Rob Celliers, Associated Press
BEYANON, Syria — Anyone who dares try to slip out of the Shiite villages of Zahraa and Nubl is risking their life. Sunni rebel snipers outside are ready to gun them down. Roads out are blocked with barricades and checkpoints. Twice a day government helicopters bring residents supplies in a crucial lifeline.
For more than three months, Syria's rebels have imposed a smothering siege on the villages, home to around 35,000 people, which they say are a den of pro-regime gunmen who have shelled, killed and kidnapped Sunnis from nearby villages.
The scene of bitterness and reprisals between neighbors in the northern Syrian countryside illustrates how the civil war has torn apart the longtime coexistence among ethnic and religious groups under the rule of the secular Baath party of President Bashar Assad and his father before him. It points to the perils of the sectarian divisions that lie ahead for the nation of 21 million as the war worsens.
Zahraa and Nubl make up a small pocket of Shiites, largely Assad loyalists, in the overwhelmingly Sunni region of the north in Aleppo province. The siege has its roots in months of tensions between the two sides since the Sunni-led revolt against Assad began in March 2011. Sunnis in the area say pro-regime gunmen known as Shabiha operated from the two villages, attacking nearby towns as they rose up against Assad. The violence fueled a cycle of tit-for-tat killings and kidnappings and tore apart the social fabric between the sects.

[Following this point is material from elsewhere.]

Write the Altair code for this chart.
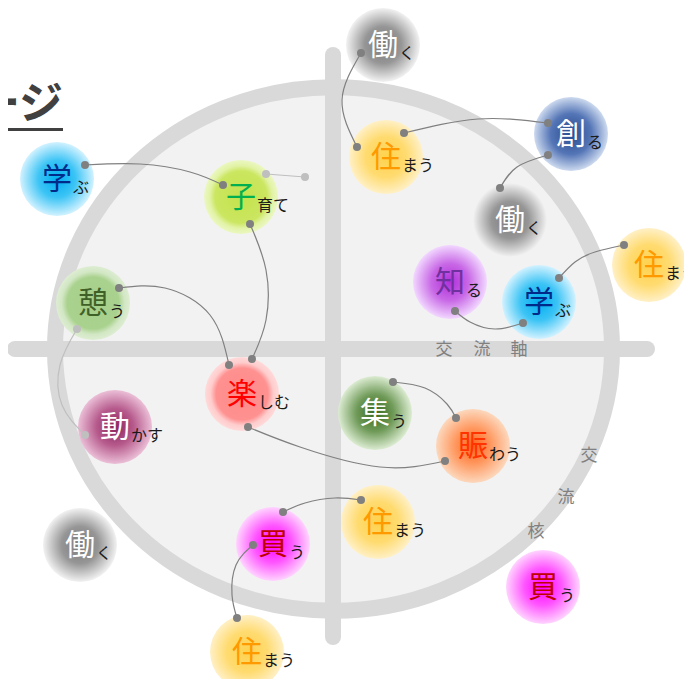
import altair as alt
import pandas as pd

FONT = "Noto Sans CJK JP"

# ---- bubbles ----
kanji = ["働", "住", "創", "働", "学", "子", "憩", "知", "学", "住",
         "楽", "動", "働", "買", "住", "集", "賑", "住", "買"]
suffix = ["く", "まう", "る", "く", "ぶ", "育て", "う", "る", "ぶ", "まう",
          "しむ", "かす", "く", "う", "まう", "う", "わう", "まう", "う"]
bub_x = [383, 386, 571, 510, 57, 241, 93, 450, 539, 649,
         242, 115, 80, 273, 247, 375, 473, 378, 543]
bub_y = [45, 157, 134, 220, 179, 197, 303, 282, 302, 265,
         394, 427, 545, 544, 652, 413, 446, 522, 587]

# ---- styles per kanji ----
style_kanji = ["働", "住", "創", "学", "子", "憩", "知", "楽", "動", "買", "集", "賑"]
kanji_color = ["#ffffff", "#ff9900", "#ffffff", "#002a8a", "#00b050", "#3f6128",
               "#7030a0", "#ff0000", "#ffffff", "#c00000", "#ffffff", "#ff3300"]
grad_stops = [
    [("#7a7a7a", 0), ("#969696", 0.5), ("#f2f2f2", 1)],
    [("#ffd24d", 0), ("#ffdb70", 0.55), ("#fff0c6", 1)],
    [("#274c8f", 0), ("#5475b6", 0.55), ("#cddaef", 1)],
    [("#00aef0", 0), ("#3cc4f5", 0.5), ("#d2f2ff", 1)],
    [("#c4e24c", 0), ("#cbe660", 0.7), ("#e2f3a6", 0.85), ("#ebf7c2", 1)],
    [("#a6cf8a", 0), ("#aad28f", 0.7), ("#d2e7c4", 0.85), ("#ddedd2", 1)],
    [("#b22fd9", 0), ("#c868e6", 0.5), ("#f2d8ff", 1)],
    [("#ff8a8a", 0), ("#ff9191", 0.7), ("#ffcccc", 0.85), ("#ffdada", 1)],
    [("#8a235d", 0), ("#b65a8c", 0.5), ("#ebbfd7", 1)],
    [("#ff00ff", 0), ("#ff55ff", 0.5), ("#ffd4ff", 1)],
    [("#386a1d", 0), ("#6f9a58", 0.5), ("#dcecd2", 1)],
    [("#ff641a", 0), ("#ff9a62", 0.5), ("#fcd8bd", 1)],
]

# ---- connectors (curves with dot ends) ----
conn_pts = [
    [(361, 53), (342, 100), (357, 147)],
    [(404, 133), (478, 119), (548, 123)],
    [(548, 155), (517, 167), (500, 188)],
    [(85, 165), (140, 164), (190, 172), (223, 185)],
    [(266, 174), (305, 177)],
    [(250, 224), (266, 270), (266, 320), (252, 359)],
    [(119, 288), (165, 288), (210, 315), (229, 365)],
    [(77, 329), (60, 365), (62, 405), (85, 435)],
    [(248, 427), (300, 447), (380, 467), (445, 461)],
    [(393, 382), (425, 388), (447, 404), (456, 418)],
    [(283, 512), (305, 503), (335, 498), (361, 500)],
    [(253, 545), (236, 565), (232, 595), (237, 618)],
    [(455, 311), (470, 322), (495, 329), (523, 323)],
    [(559, 278), (575, 262), (595, 252), (624, 245)],
]
conn_tone = ["dark", "dark", "dark", "dark", "light", "dark", "dark",
             "light", "dark", "dark", "dark", "dark", "dark", "dark"]

# ---- axis labels ----
axis_chars = ["交", "流", "軸", "交", "流", "核"]
axis_x = [444, 482, 519, 589, 566, 536]
axis_y = [350, 350, 350, 456, 498, 532]

title_text = "ージ"

# ---- frames ----
bub = pd.DataFrame({"k": kanji, "s": suffix, "x": bub_x, "y": bub_y})
rows = []
for i, pts in enumerate(conn_pts):
    for j, (px, py) in enumerate(pts):
        rows.append({"cid": i, "seq": j, "x": px, "y": py, "tone": conn_tone[i],
                     "end": j == 0 or j == len(pts) - 1})
conn = pd.DataFrame(rows)
axis_df = pd.DataFrame({"t": axis_chars, "x": axis_x, "y": axis_y})

XS = alt.Scale(domain=[8, 684], nice=False, zero=False)
YS = alt.Scale(domain=[8, 679], nice=False, zero=False, reverse=True)


def X(f="x"):
    return alt.X(f"{f}:Q", scale=XS, axis=None)


def Y(f="y"):
    return alt.Y(f"{f}:Q", scale=YS, axis=None)


# ellipse
ell_path = ("M -1 0 C -1 -0.519 -0.5523 -0.94 0 -0.94 C 0.5523 -0.94 1 -0.519 1 0 "
            "C 1 0.519 0.5523 0.94 0 0.94 C -0.5523 0.94 -1 0.519 -1 0 Z")
ellipse = alt.Chart(pd.DataFrame({"x": [333.5], "y": [349]})).mark_point(
    shape=ell_path, size=310249, filled=True, fill="#f2f2f2", stroke="#d9d9d9",
    strokeWidth=16, opacity=1, fillOpacity=1, strokeOpacity=1
).encode(x=X(), y=Y())

hbar = alt.Chart(pd.DataFrame({"x": [15], "x2": [647], "y": [349]})).mark_rule(
    strokeWidth=16, strokeCap="round", color="#d9d9d9"
).encode(x=X(), x2="x2:Q", y=Y())
vbar = alt.Chart(pd.DataFrame({"x": [333], "y": [55], "y2": [637]})).mark_rule(
    strokeWidth=16, strokeCap="round", color="#d9d9d9"
).encode(x=X(), y=Y(), y2="y2:Q")

axis_txt = alt.Chart(axis_df).mark_text(
    font=FONT, fontSize=17, color="#808080", baseline="middle", align="center"
).encode(x=X(), y=Y(), text="t:N")

bubble_layers = []
for k, stops in zip(style_kanji, grad_stops):
    grad = alt.RadialGradient(
        gradient="radial", x1=0.5, y1=0.5, r1=0, x2=0.5, y2=0.5, r2=0.5,
        stops=[alt.GradientStop(color=c, offset=o) for c, o in stops])
    bubble_layers.append(
        alt.Chart(bub).transform_filter(alt.datum.k == k).mark_circle(
            size=5476, fill=grad, opacity=1, strokeWidth=0
        ).encode(x=X(), y=Y())
    )

kanji_txt = alt.Chart(bub).mark_text(
    font=FONT, fontSize=30, baseline="middle", align="center", dy=1
).encode(
    x=X(), y=Y(), text="k:N",
    color=alt.Color("k:N", scale=alt.Scale(domain=style_kanji, range=kanji_color), legend=None),
)
suffix_txt = alt.Chart(bub).mark_text(
    font=FONT, fontSize=16, baseline="alphabetic", align="left", dx=16, dy=14, color="#1a1a1a"
).encode(x=X(), y=Y(), text="s:N")

title = alt.Chart(pd.DataFrame({"x": [63], "y": [106], "t": [title_text]})).mark_text(
    font=FONT, fontSize=44, fontWeight="bold", color="#404040", align="right", baseline="middle"
).encode(x=X(), y=Y(), text="t:N")
underline = alt.Chart(pd.DataFrame({"x": [0], "x2": [63], "y": [129.5]})).mark_rule(
    strokeWidth=3, color="#404040"
).encode(x=X(), x2="x2:Q", y=Y())

tone_colors = {"dark": "#808080", "light": "#bfbfbf"}
line_layers = []
dot_layers = []
for tone, col in tone_colors.items():
    line_layers.append(
        alt.Chart(conn).transform_filter(alt.datum.tone == tone).mark_line(
            interpolate="natural", strokeWidth=1.2, color=col
        ).encode(x=X(), y=Y(), detail="cid:N", order="seq:Q")
    )
    dot_layers.append(
        alt.Chart(conn).transform_filter((alt.datum.tone == tone) & alt.datum.end).mark_circle(
            size=64, opacity=1, color=col
        ).encode(x=X(), y=Y())
    )

chart = alt.layer(
    ellipse, hbar, vbar, axis_txt, *bubble_layers, kanji_txt, suffix_txt,
    title, underline, *line_layers, *dot_layers
).properties(
    width=676, height=671, padding=0, autosize=alt.AutoSizeParams(type="none")
).configure_view(stroke=None)

chart.save("out.html", embed_options={"renderer": "svg", "actions": False})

Then in July, rebels overwhelmed most of Aleppo province, driving out government forces and taking control of the region's towns and villages. The tables were turned: Many Assad loyalists fled to Zahraa and Nubl for refuge, and the rebels clamped down with their siege, seeking revenge.
Perhaps more than anyone, Bashar al-Hajji feels the impact of the rift. He's a native of Beyanon, a Sunni village of 5,000 that lies across the main north-south highway from Zahraa and Nubl. He's the only Sunni in town who's married to a Shiite, and his wife of five years is from Zahraa.
"I am caught between the two sides," said al-Hajji, a 28-year-old mechanic who is not just Sunni but follows the sect's most conservative school, Salafism.
His wife's family shuns him and is persistently telling her to leave him and come back to them in Zahraa.
"They know that I am a Salafi, and they think it is permitted for me to kill Shiites," said al-Hajji, sitting in the inner yard of the family's home in Beyanon. "Well, if this is the case, I don't have to go far to kill one," he said smiling while looking at the house.
Al-Hajji limps from a gunshot wound he sustained in February, when a four-member Shiite gang from Zahraa beat and kidnapped him.
"Only when my family and others kidnapped about 20 of their own and threatened to kill them was I released," he said. He showed a photograph of himself taken after his release, with his face bruised and a deep cut across his cheek.
He pointed to a neighborhood of Zahraa in the distance and said that it had been home to pro-regime snipers and machine gun nests that shot at "everything that moves" in Beyanon.
"They killed and wounded so many of us, we had to block the road," he said.
His friend, Khaled Mohammed Saraj, a 29-year-old carpenter, was kidnapped by Shiites in July while driving near Zahraa at 6 a.m.
"They kept me in an underground room for six days," recounted the father of two. He said three others were also being held there, and that their captors did not abuse them. They were eventually released in a prisoner exchange.